> [EXERCISE DIRECTIONS]:
Copy out every line exactly, passing over the pictures.

+-------+

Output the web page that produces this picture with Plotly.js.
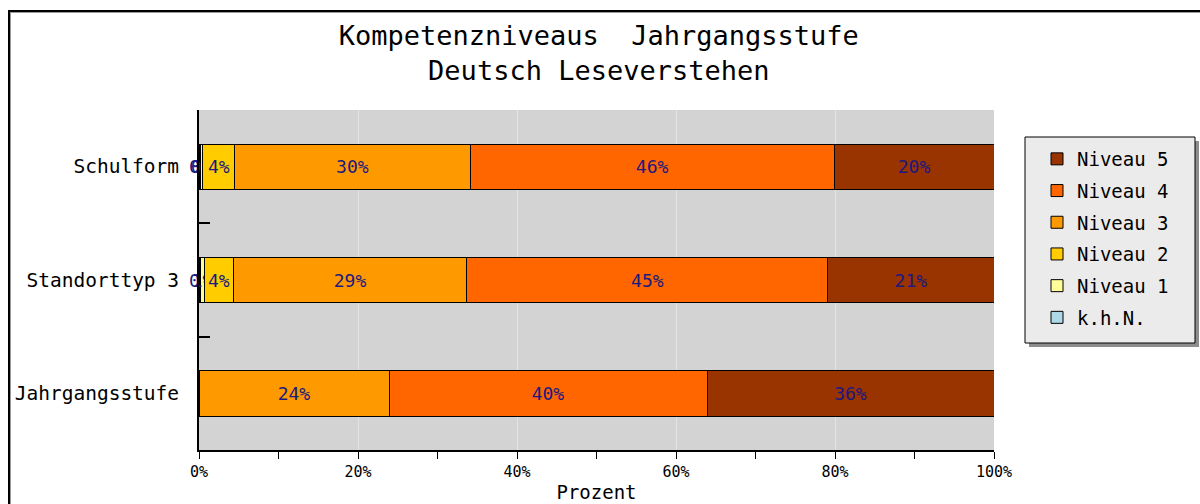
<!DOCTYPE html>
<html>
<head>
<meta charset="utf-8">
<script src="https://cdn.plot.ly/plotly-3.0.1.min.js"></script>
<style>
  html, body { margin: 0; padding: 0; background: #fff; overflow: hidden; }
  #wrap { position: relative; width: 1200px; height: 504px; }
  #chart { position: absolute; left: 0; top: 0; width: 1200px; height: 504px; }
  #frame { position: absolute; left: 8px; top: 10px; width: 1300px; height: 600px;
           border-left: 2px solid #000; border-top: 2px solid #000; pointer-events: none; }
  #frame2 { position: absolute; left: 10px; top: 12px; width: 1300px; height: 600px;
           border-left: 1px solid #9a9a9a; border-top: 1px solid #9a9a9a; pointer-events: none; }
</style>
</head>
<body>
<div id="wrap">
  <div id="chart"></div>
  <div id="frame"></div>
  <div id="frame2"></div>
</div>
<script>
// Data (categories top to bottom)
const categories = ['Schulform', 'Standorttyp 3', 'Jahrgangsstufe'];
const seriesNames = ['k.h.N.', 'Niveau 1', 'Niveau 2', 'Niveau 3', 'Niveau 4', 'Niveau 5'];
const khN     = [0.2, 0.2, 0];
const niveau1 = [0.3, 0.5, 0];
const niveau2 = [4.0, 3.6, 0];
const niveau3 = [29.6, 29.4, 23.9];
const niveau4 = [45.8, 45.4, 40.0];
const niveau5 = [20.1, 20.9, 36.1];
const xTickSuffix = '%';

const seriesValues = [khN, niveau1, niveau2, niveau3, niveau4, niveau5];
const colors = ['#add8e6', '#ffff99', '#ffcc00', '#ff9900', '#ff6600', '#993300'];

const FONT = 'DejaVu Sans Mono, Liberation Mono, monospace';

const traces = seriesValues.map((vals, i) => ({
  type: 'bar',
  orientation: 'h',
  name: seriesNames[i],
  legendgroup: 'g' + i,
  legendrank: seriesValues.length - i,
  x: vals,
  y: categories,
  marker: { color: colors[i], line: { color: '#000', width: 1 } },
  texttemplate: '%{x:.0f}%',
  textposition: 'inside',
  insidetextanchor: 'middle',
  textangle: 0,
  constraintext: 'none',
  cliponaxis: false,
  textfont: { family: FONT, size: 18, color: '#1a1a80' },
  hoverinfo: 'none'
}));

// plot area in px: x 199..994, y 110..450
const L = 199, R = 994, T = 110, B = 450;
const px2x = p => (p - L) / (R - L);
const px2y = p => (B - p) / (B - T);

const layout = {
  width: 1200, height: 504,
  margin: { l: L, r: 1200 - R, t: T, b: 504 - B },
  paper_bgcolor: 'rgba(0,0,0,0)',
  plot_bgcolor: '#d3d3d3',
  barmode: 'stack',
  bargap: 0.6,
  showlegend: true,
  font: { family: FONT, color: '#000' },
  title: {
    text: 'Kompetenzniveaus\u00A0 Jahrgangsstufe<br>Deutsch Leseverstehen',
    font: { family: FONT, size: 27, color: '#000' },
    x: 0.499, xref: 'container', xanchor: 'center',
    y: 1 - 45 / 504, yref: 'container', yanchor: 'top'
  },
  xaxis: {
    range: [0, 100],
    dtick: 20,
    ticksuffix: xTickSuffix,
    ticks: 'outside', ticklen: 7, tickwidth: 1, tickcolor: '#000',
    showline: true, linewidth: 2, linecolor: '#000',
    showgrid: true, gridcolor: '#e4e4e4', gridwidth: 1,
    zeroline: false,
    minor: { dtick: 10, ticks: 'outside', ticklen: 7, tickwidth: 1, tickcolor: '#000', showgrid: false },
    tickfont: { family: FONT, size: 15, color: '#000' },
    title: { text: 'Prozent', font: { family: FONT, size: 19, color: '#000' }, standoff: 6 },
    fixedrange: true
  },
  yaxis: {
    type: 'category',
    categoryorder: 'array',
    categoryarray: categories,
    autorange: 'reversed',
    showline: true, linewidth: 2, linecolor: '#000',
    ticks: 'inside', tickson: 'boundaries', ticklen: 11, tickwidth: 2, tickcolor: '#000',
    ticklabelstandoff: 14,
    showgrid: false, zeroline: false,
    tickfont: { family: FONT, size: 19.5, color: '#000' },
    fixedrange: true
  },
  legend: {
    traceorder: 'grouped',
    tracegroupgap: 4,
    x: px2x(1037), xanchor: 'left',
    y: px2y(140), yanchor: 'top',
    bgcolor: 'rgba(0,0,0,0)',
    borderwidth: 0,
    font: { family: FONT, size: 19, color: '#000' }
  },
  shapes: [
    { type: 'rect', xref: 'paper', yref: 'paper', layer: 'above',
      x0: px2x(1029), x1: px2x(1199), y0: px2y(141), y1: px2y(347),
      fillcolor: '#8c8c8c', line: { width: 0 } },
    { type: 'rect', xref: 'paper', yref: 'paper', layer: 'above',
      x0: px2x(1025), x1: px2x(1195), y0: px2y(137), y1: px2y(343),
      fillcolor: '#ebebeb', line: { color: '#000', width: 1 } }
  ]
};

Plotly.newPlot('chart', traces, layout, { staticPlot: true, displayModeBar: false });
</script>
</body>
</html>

+-------+

> [WRITTEN REPLY]:
Output the web page that produces this picture with Plotly.js.
<!DOCTYPE html>
<html>
<head>
<meta charset="utf-8">
<script src="https://cdn.plot.ly/plotly-3.0.1.min.js"></script>
<style>
  html, body { margin: 0; padding: 0; background: #fff; overflow: hidden; }
  #wrap { position: relative; width: 1200px; height: 504px; }
  #chart { position: absolute; left: 0; top: 0; width: 1200px; height: 504px; }
  #frame { position: absolute; left: 8px; top: 10px; width: 1300px; height: 600px;
           border-left: 2px solid #000; border-top: 2px solid #000; pointer-events: none; }
  #frame2 { position: absolute; left: 10px; top: 12px; width: 1300px; height: 600px;
           border-left: 1px solid #9a9a9a; border-top: 1px solid #9a9a9a; pointer-events: none; }
</style>
</head>
<body>
<div id="wrap">
  <div id="chart"></div>
  <div id="frame"></div>
  <div id="frame2"></div>
</div>
<script>
// Data (categories top to bottom)
const categories = ['Schulform', 'Standorttyp 3', 'Jahrgangsstufe'];
const seriesNames = ['k.h.N.', 'Niveau 1', 'Niveau 2', 'Niveau 3', 'Niveau 4', 'Niveau 5'];
const khN     = [0.2, 0.2, 0];
const niveau1 = [0.3, 0.5, 0];
const niveau2 = [4.0, 3.6, 0];
const niveau3 = [29.6, 29.4, 23.9];
const niveau4 = [45.8, 45.4, 40.0];
const niveau5 = [20.1, 20.9, 36.1];
const xTickSuffix = '%';

const seriesValues = [khN, niveau1, niveau2, niveau3, niveau4, niveau5];
const colors = ['#add8e6', '#ffff99', '#ffcc00', '#ff9900', '#ff6600', '#993300'];

const FONT = 'DejaVu Sans Mono, Liberation Mono, monospace';

const traces = seriesValues.map((vals, i) => ({
  type: 'bar',
  orientation: 'h',
  name: seriesNames[i],
  legendgroup: 'g' + i,
  legendrank: seriesValues.length - i,
  x: vals,
  y: categories,
  marker: { color: colors[i], line: { color: '#000', width: 1 } },
  texttemplate: '%{x:.0f}%',
  textposition: 'inside',
  insidetextanchor: 'middle',
  textangle: 0,
  constraintext: 'none',
  cliponaxis: false,
  textfont: { family: FONT, size: 18, color: '#1a1a80' },
  hoverinfo: 'none'
}));

// plot area in px: x 199..994, y 110..450
const L = 199, R = 994, T = 110, B = 450;
const px2x = p => (p - L) / (R - L);
const px2y = p => (B - p) / (B - T);

const layout = {
  width: 1200, height: 504,
  margin: { l: L, r: 1200 - R, t: T, b: 504 - B },
  paper_bgcolor: 'rgba(0,0,0,0)',
  plot_bgcolor: '#d3d3d3',
  barmode: 'stack',
  bargap: 0.6,
  showlegend: true,
  font: { family: FONT, color: '#000' },
  title: {
    text: 'Kompetenzniveaus\u00A0 Jahrgangsstufe<br>Deutsch Leseverstehen',
    font: { family: FONT, size: 27, color: '#000' },
    x: 0.499, xref: 'container', xanchor: 'center',
    y: 1 - 45 / 504, yref: 'container', yanchor: 'top'
  },
  xaxis: {
    range: [0, 100],
    dtick: 20,
    ticksuffix: xTickSuffix,
    ticks: 'outside', ticklen: 7, tickwidth: 1, tickcolor: '#000',
    showline: true, linewidth: 2, linecolor: '#000',
    showgrid: true, gridcolor: '#e4e4e4', gridwidth: 1,
    zeroline: false,
    minor: { dtick: 10, ticks: 'outside', ticklen: 7, tickwidth: 1, tickcolor: '#000', showgrid: false },
    tickfont: { family: FONT, size: 15, color: '#000' },
    title: { text: 'Prozent', font: { family: FONT, size: 19, color: '#000' }, standoff: 6 },
    fixedrange: true
  },
  yaxis: {
    type: 'category',
    categoryorder: 'array',
    categoryarray: categories,
    autorange: 'reversed',
    showline: true, linewidth: 2, linecolor: '#000',
    ticks: 'inside', tickson: 'boundaries', ticklen: 11, tickwidth: 2, tickcolor: '#000',
    ticklabelstandoff: 14,
    showgrid: false, zeroline: false,
    tickfont: { family: FONT, size: 19.5, color: '#000' },
    fixedrange: true
  },
  legend: {
    traceorder: 'grouped',
    tracegroupgap: 4,
    x: px2x(1037), xanchor: 'left',
    y: px2y(140), yanchor: 'top',
    bgcolor: 'rgba(0,0,0,0)',
    borderwidth: 0,
    font: { family: FONT, size: 19, color: '#000' }
  },
  shapes: [
    { type: 'rect', xref: 'paper', yref: 'paper', layer: 'above',
      x0: px2x(1029), x1: px2x(1199), y0: px2y(141), y1: px2y(347),
      fillcolor: '#8c8c8c', line: { width: 0 } },
    { type: 'rect', xref: 'paper', yref: 'paper', layer: 'above',
      x0: px2x(1025), x1: px2x(1195), y0: px2y(137), y1: px2y(343),
      fillcolor: '#ebebeb', line: { color: '#000', width: 1 } }
  ]
};

Plotly.newPlot('chart', traces, layout, { staticPlot: true, displayModeBar: false });
</script>
</body>
</html>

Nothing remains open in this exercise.